■ **Instructions for the task**: Repeat, exactly and in full, the lines of the listing below, but without any pictures.

■ **Supplied information**:
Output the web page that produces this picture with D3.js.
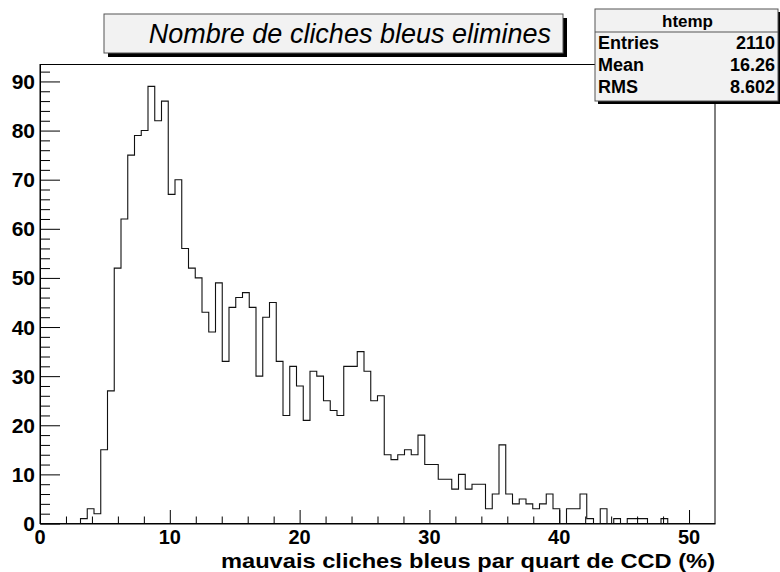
<!DOCTYPE html>
<html>
<head>
<meta charset="utf-8">
<script src="https://cdn.jsdelivr.net/npm/d3@7/dist/d3.min.js"></script>
<style>
  html, body { margin: 0; padding: 0; background: #fff; }
  svg { display: block; }
  text { font-family: "Liberation Sans", Arial, Helvetica, sans-serif; }
</style>
</head>
<body>
<svg id="c" width="780" height="572"></svg>
<script>
// Histogram "htemp": 100 bins between 0 and 52
const xMin = 0, xMax = 52;
const binCounts = [
  0, 0, 0, 0, 0, 0, 1, 3, 2, 15,
  27, 52, 62, 75, 79, 80, 89, 82, 86, 67,
  70, 56, 52, 50, 43, 39, 49, 33, 44, 46,
  47, 44, 30, 42, 45, 33, 22, 32, 28, 21,
  31, 30, 25, 23, 22, 32, 32, 35, 31, 25,
  26, 14, 13, 14, 15, 14, 18, 12, 12, 9,
  9, 7, 10, 7, 8, 8, 3, 6, 16, 6,
  4, 5, 4, 3, 4, 6, 3, 0, 3, 3,
  6, 1, 0, 3, 0, 1, 0, 1, 1, 1,
  0, 0, 1, 0, 0, 0, 0, 0, 0, 0
];
const xTicks = [0, 10, 20, 30, 40, 50];
const yTicks = [0, 10, 20, 30, 40, 50, 60, 70, 80, 90];
const titleText = "Nombre de cliches bleus elimines";
const xAxisTitle = "mauvais cliches bleus par quart de CCD (%)";
const statsName = "htemp";
const statsRows = [["Entries", "2110"], ["Mean", "16.26"], ["RMS", "8.602"]];

const svg = d3.select("#c");
const frame = { left: 40, right: 715, top: 64.5, bottom: 523.5 };
const nBins = binCounts.length;
const binW = (xMax - xMin) / nBins;
const yMax = d3.max(binCounts) * 1.05;

const x = d3.scaleLinear().domain([xMin, xMax]).range([frame.left, frame.right]);
const y = d3.scaleLinear().domain([0, yMax]).range([frame.bottom, frame.top]);

// plot frame
svg.append("rect")
  .attr("x", frame.left).attr("y", frame.top)
  .attr("width", frame.right - frame.left).attr("height", frame.bottom - frame.top)
  .attr("fill", "none").attr("stroke", "#000").attr("stroke-width", 1);

// histogram outline
const pts = [[xMin, 0]];
binCounts.forEach((v, i) => {
  pts.push([xMin + i * binW, v]);
  pts.push([xMin + (i + 1) * binW, v]);
});
pts.push([xMax, 0]);
svg.append("path")
  .attr("d", d3.line().x(d => x(d[0])).y(d => y(d[1]))(pts))
  .attr("fill", "none").attr("stroke", "#111").attr("stroke-width", 1.1);

// x axis: ticks drawn inward
const xAxis = d3.axisTop(x)
  .tickValues(d3.range(0, 53, 2))
  .tickSize(0).tickFormat("");
const gx = svg.append("g").attr("transform", `translate(0,${frame.bottom})`).call(xAxis);
gx.select(".domain").attr("stroke", "#000");
gx.selectAll(".tick line")
  .attr("y2", d => (d % 10 === 0 ? -13.5 : -7))
  .attr("stroke", "#000");
gx.selectAll(".tick").filter(d => d === 52).remove();
svg.append("g").selectAll("text").data(xTicks).join("text")
  .attr("x", d => x(d)).attr("y", frame.bottom + 20.5)
  .attr("text-anchor", "middle")
  .attr("font-weight", "bold").attr("font-size", 20)
  .text(d => d);

// y axis
const yAxis = d3.axisRight(y).tickValues(d3.range(0, 93, 2)).tickSize(0).tickFormat("");
const gy = svg.append("g").attr("transform", `translate(${frame.left},0)`).call(yAxis);
gy.select(".domain").attr("stroke", "#000");
gy.selectAll(".tick line")
  .attr("x2", d => (d % 10 === 0 ? 20 : 10))
  .attr("stroke", "#000");
svg.append("g").selectAll("text").data(yTicks).join("text")
  .attr("x", frame.left - 5).attr("y", d => y(d))
  .attr("dy", "0.36em")
  .attr("text-anchor", "end")
  .attr("font-weight", "bold").attr("font-size", 21)
  .text(d => d);

// x axis title
svg.append("text")
  .attr("x", frame.right).attr("y", 567.5)
  .attr("text-anchor", "end")
  .attr("font-weight", "bold").attr("font-size", 21)
  .attr("textLength", 494).attr("lengthAdjust", "spacingAndGlyphs")
  .text(xAxisTitle);

// title box with shadow
const tb = { x: 104, y: 14, w: 459, h: 39 };
svg.append("rect").attr("x", tb.x + 4).attr("y", tb.y + 4).attr("width", tb.w).attr("height", tb.h).attr("fill", "#000");
svg.append("rect").attr("x", tb.x).attr("y", tb.y).attr("width", tb.w).attr("height", tb.h)
  .attr("fill", "#f2f2f2").attr("stroke", "#555").attr("stroke-width", 1);
svg.append("text")
  .attr("x", tb.x + tb.w - 12).attr("y", tb.y + 28.5)
  .attr("text-anchor", "end")
  .attr("font-style", "italic").attr("font-size", 27)
  .text(titleText);

// statistics box
const sb = { x: 595, y: 9, w: 183, h: 92 };
svg.append("rect").attr("x", sb.x + 3).attr("y", sb.y + 3).attr("width", sb.w).attr("height", sb.h).attr("fill", "#000");
svg.append("rect").attr("x", sb.x).attr("y", sb.y).attr("width", sb.w).attr("height", sb.h)
  .attr("fill", "#f2f2f2").attr("stroke", "#555").attr("stroke-width", 1);
svg.append("line").attr("x1", sb.x).attr("x2", sb.x + sb.w).attr("y1", sb.y + 23).attr("y2", sb.y + 23)
  .attr("stroke", "#555");
svg.append("text")
  .attr("x", sb.x + sb.w / 2 + 1).attr("y", sb.y + 18)
  .attr("text-anchor", "middle").attr("font-weight", "bold").attr("font-size", 17)
  .text(statsName);
statsRows.forEach((r, i) => {
  const by = sb.y + 40 + i * 22;
  svg.append("text").attr("x", sb.x + 3).attr("y", by)
    .attr("font-weight", "bold").attr("font-size", 18).text(r[0]);
  svg.append("text").attr("x", sb.x + sb.w - 3).attr("y", by)
    .attr("text-anchor", "end").attr("font-weight", "bold").attr("font-size", 18).text(r[1]);
});
</script>
</body>
</html>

■ **The output**:
Output the web page that produces this picture with D3.js.
<!DOCTYPE html>
<html>
<head>
<meta charset="utf-8">
<script src="https://cdn.jsdelivr.net/npm/d3@7/dist/d3.min.js"></script>
<style>
  html, body { margin: 0; padding: 0; background: #fff; }
  svg { display: block; }
  text { font-family: "Liberation Sans", Arial, Helvetica, sans-serif; }
</style>
</head>
<body>
<svg id="c" width="780" height="572"></svg>
<script>
// Histogram "htemp": 100 bins between 0 and 52
const xMin = 0, xMax = 52;
const binCounts = [
  0, 0, 0, 0, 0, 0, 1, 3, 2, 15,
  27, 52, 62, 75, 79, 80, 89, 82, 86, 67,
  70, 56, 52, 50, 43, 39, 49, 33, 44, 46,
  47, 44, 30, 42, 45, 33, 22, 32, 28, 21,
  31, 30, 25, 23, 22, 32, 32, 35, 31, 25,
  26, 14, 13, 14, 15, 14, 18, 12, 12, 9,
  9, 7, 10, 7, 8, 8, 3, 6, 16, 6,
  4, 5, 4, 3, 4, 6, 3, 0, 3, 3,
  6, 1, 0, 3, 0, 1, 0, 1, 1, 1,
  0, 0, 1, 0, 0, 0, 0, 0, 0, 0
];
const xTicks = [0, 10, 20, 30, 40, 50];
const yTicks = [0, 10, 20, 30, 40, 50, 60, 70, 80, 90];
const titleText = "Nombre de cliches bleus elimines";
const xAxisTitle = "mauvais cliches bleus par quart de CCD (%)";
const statsName = "htemp";
const statsRows = [["Entries", "2110"], ["Mean", "16.26"], ["RMS", "8.602"]];

const svg = d3.select("#c");
const frame = { left: 40, right: 715, top: 64.5, bottom: 523.5 };
const nBins = binCounts.length;
const binW = (xMax - xMin) / nBins;
const yMax = d3.max(binCounts) * 1.05;

const x = d3.scaleLinear().domain([xMin, xMax]).range([frame.left, frame.right]);
const y = d3.scaleLinear().domain([0, yMax]).range([frame.bottom, frame.top]);

// plot frame
svg.append("rect")
  .attr("x", frame.left).attr("y", frame.top)
  .attr("width", frame.right - frame.left).attr("height", frame.bottom - frame.top)
  .attr("fill", "none").attr("stroke", "#000").attr("stroke-width", 1);

// histogram outline
const pts = [[xMin, 0]];
binCounts.forEach((v, i) => {
  pts.push([xMin + i * binW, v]);
  pts.push([xMin + (i + 1) * binW, v]);
});
pts.push([xMax, 0]);
svg.append("path")
  .attr("d", d3.line().x(d => x(d[0])).y(d => y(d[1]))(pts))
  .attr("fill", "none").attr("stroke", "#111").attr("stroke-width", 1.1);

// x axis: ticks drawn inward
const xAxis = d3.axisTop(x)
  .tickValues(d3.range(0, 53, 2))
  .tickSize(0).tickFormat("");
const gx = svg.append("g").attr("transform", `translate(0,${frame.bottom})`).call(xAxis);
gx.select(".domain").attr("stroke", "#000");
gx.selectAll(".tick line")
  .attr("y2", d => (d % 10 === 0 ? -13.5 : -7))
  .attr("stroke", "#000");
gx.selectAll(".tick").filter(d => d === 52).remove();
svg.append("g").selectAll("text").data(xTicks).join("text")
  .attr("x", d => x(d)).attr("y", frame.bottom + 20.5)
  .attr("text-anchor", "middle")
  .attr("font-weight", "bold").attr("font-size", 20)
  .text(d => d);

// y axis
const yAxis = d3.axisRight(y).tickValues(d3.range(0, 93, 2)).tickSize(0).tickFormat("");
const gy = svg.append("g").attr("transform", `translate(${frame.left},0)`).call(yAxis);
gy.select(".domain").attr("stroke", "#000");
gy.selectAll(".tick line")
  .attr("x2", d => (d % 10 === 0 ? 20 : 10))
  .attr("stroke", "#000");
svg.append("g").selectAll("text").data(yTicks).join("text")
  .attr("x", frame.left - 5).attr("y", d => y(d))
  .attr("dy", "0.36em")
  .attr("text-anchor", "end")
  .attr("font-weight", "bold").attr("font-size", 21)
  .text(d => d);

// x axis title
svg.append("text")
  .attr("x", frame.right).attr("y", 567.5)
  .attr("text-anchor", "end")
  .attr("font-weight", "bold").attr("font-size", 21)
  .attr("textLength", 494).attr("lengthAdjust", "spacingAndGlyphs")
  .text(xAxisTitle);

// title box with shadow
const tb = { x: 104, y: 14, w: 459, h: 39 };
svg.append("rect").attr("x", tb.x + 4).attr("y", tb.y + 4).attr("width", tb.w).attr("height", tb.h).attr("fill", "#000");
svg.append("rect").attr("x", tb.x).attr("y", tb.y).attr("width", tb.w).attr("height", tb.h)
  .attr("fill", "#f2f2f2").attr("stroke", "#555").attr("stroke-width", 1);
svg.append("text")
  .attr("x", tb.x + tb.w - 12).attr("y", tb.y + 28.5)
  .attr("text-anchor", "end")
  .attr("font-style", "italic").attr("font-size", 27)
  .text(titleText);

// statistics box
const sb = { x: 595, y: 9, w: 183, h: 92 };
svg.append("rect").attr("x", sb.x + 3).attr("y", sb.y + 3).attr("width", sb.w).attr("height", sb.h).attr("fill", "#000");
svg.append("rect").attr("x", sb.x).attr("y", sb.y).attr("width", sb.w).attr("height", sb.h)
  .attr("fill", "#f2f2f2").attr("stroke", "#555").attr("stroke-width", 1);
svg.append("line").attr("x1", sb.x).attr("x2", sb.x + sb.w).attr("y1", sb.y + 23).attr("y2", sb.y + 23)
  .attr("stroke", "#555");
svg.append("text")
  .attr("x", sb.x + sb.w / 2 + 1).attr("y", sb.y + 18)
  .attr("text-anchor", "middle").attr("font-weight", "bold").attr("font-size", 17)
  .text(statsName);
statsRows.forEach((r, i) => {
  const by = sb.y + 40 + i * 22;
  svg.append("text").attr("x", sb.x + 3).attr("y", by)
    .attr("font-weight", "bold").attr("font-size", 18).text(r[0]);
  svg.append("text").attr("x", sb.x + sb.w - 3).attr("y", by)
    .attr("text-anchor", "end").attr("font-weight", "bold").attr("font-size", 18).text(r[1]);
});
</script>
</body>
</html>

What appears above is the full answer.